Outros pontos de prostituição são a Praça da Sé, a Barroquinha e, de forma mais dissipada, outros trechos da Orla. Nestes casos, os personagens são, principalmente, mulheres de classe baixa. Pesquisa do Projeto Força Feminina, instituição social soteropolitana que tem por missão favorecer a promoção integral das mulheres em situação de prostituição, aponta que 40,6% das mulheres são negras, 55,2% sustentam a casa e mais de 60% delas entraram na prostituição com menos de 20 anos.
Joana Santos* tem 42 anos e até o ano passado fazia programas na Ladeira da Montanha. Hoje em dia não trabalha mais com programas e faz alguns “bicos” como manicure. Joana trabalhou durante 23 anos em uma casa de prostituição e revelou que, há algum tempo, o lugar era mais organizado e seletivo. Não eram aceitas mulheres com envolvimento com drogas e era preciso entregar carteira de saúde. “A gente tinha que usar salto alto, andar sempre arrumada e ficar dentro dos estabelecimentos. Os homens que frequentavam tinham um melhor poder aquisitivo”, acrescenta.

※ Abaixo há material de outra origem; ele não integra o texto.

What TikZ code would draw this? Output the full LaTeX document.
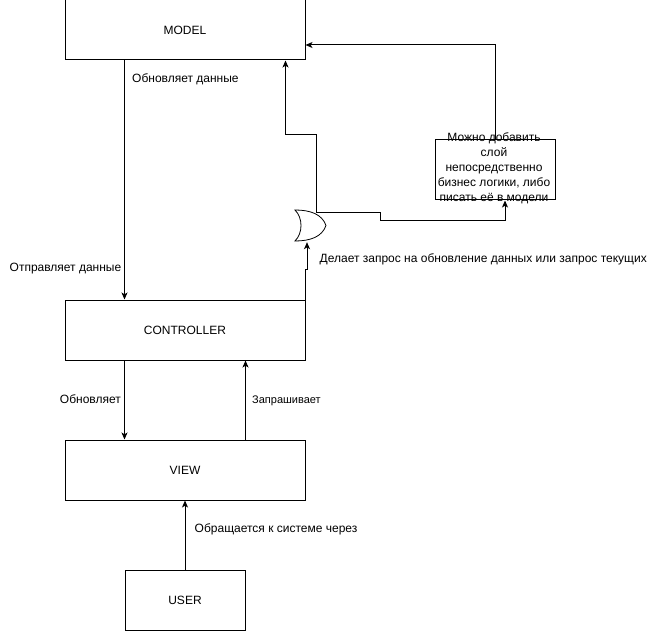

Na prostituição de rua, é frequente a briga pelo ponto. As garotas ou travestis já têm seus pontos específicos de trabalho: estes são locais onde se encontra determinado grupo de garotas. As vezes, apenas uma pessoa é considerada “dona” do ponto ou da esquina. Funciona como uma vitrine para quem passa: neste caso o corpo é o produto. Não é permitido outra pessoa tomar o lugar de alguém que já tem seu ponto, esta é uma regra entre as próprias prostitutas. Quando isto ocorre, as brigas chegam a tomar grandes proporções.
As novas donas das ruas
Outro grupo que têm se destacado nos últimos anos, por estarem nas ruas em situação de prostituição, são as travestis. Segundo Albergaria, com a revolução de 1970, há uma inversão de papéis e, como consequências disso, as travestis passaram a ser mais aceitas, quando se fala no mercado do sexo. “Já existiam travestis desde o século XIX, mas houve uma ‘virada’, com ícones como Roberta Close e Leo Kret”, explica o antropólogo, sobre a popularização de travestis na cidade. Cerca de 90% das travestis de Salvador se prostituem. Segundo Millena Passos, Presidente de Associação de Travestis de Salvador, na cidade cerca de 150 travestis vendem seus corpos nas ruas. Estas têm pontos específicos bastante conhecidos e específicos. Os principais são na Pituba – ao longo da Manuel Dias, nas ruas transversais e paralelas, como a Minas Gerais, a Amazonas e a Maranhão; nas proximidades dos motéis de Itapuã; em Patamares, sobretudo na Avenida Pinto de Aguiar; na Cidade Baixa, no Largo de Roma; e no Centro, ao longo da Avenida Carlos Gomes. “A maioria está na rua porque não tem alternativa de trabalho. As poucas opções são ser cabeleireira, esteticista ou cursar enfermagem”, argumenta Millena.
Prostituição masculina
Os garotos de programa de Salvador normalmente atendem pessoas de todos os sexos, sobretudo outros homens e principalmente homossexuais. Em menor proporção, quando comparados com as mulheres, também é possível encontrá-los nas ruas. “Durante o dia, no Porto da Barra. Durante a noite, é necessário ir ao Beco dos artistas ou à Avenida Carlos Gomes para encontrar um garoto de programa”, afirmou o professor Maurício Tavares, que é articulista do Trabalho Com Sexo. O grande forte da prostituição masculina, porém, vem sendo as saunas gays e, é claro, o espaço virtual.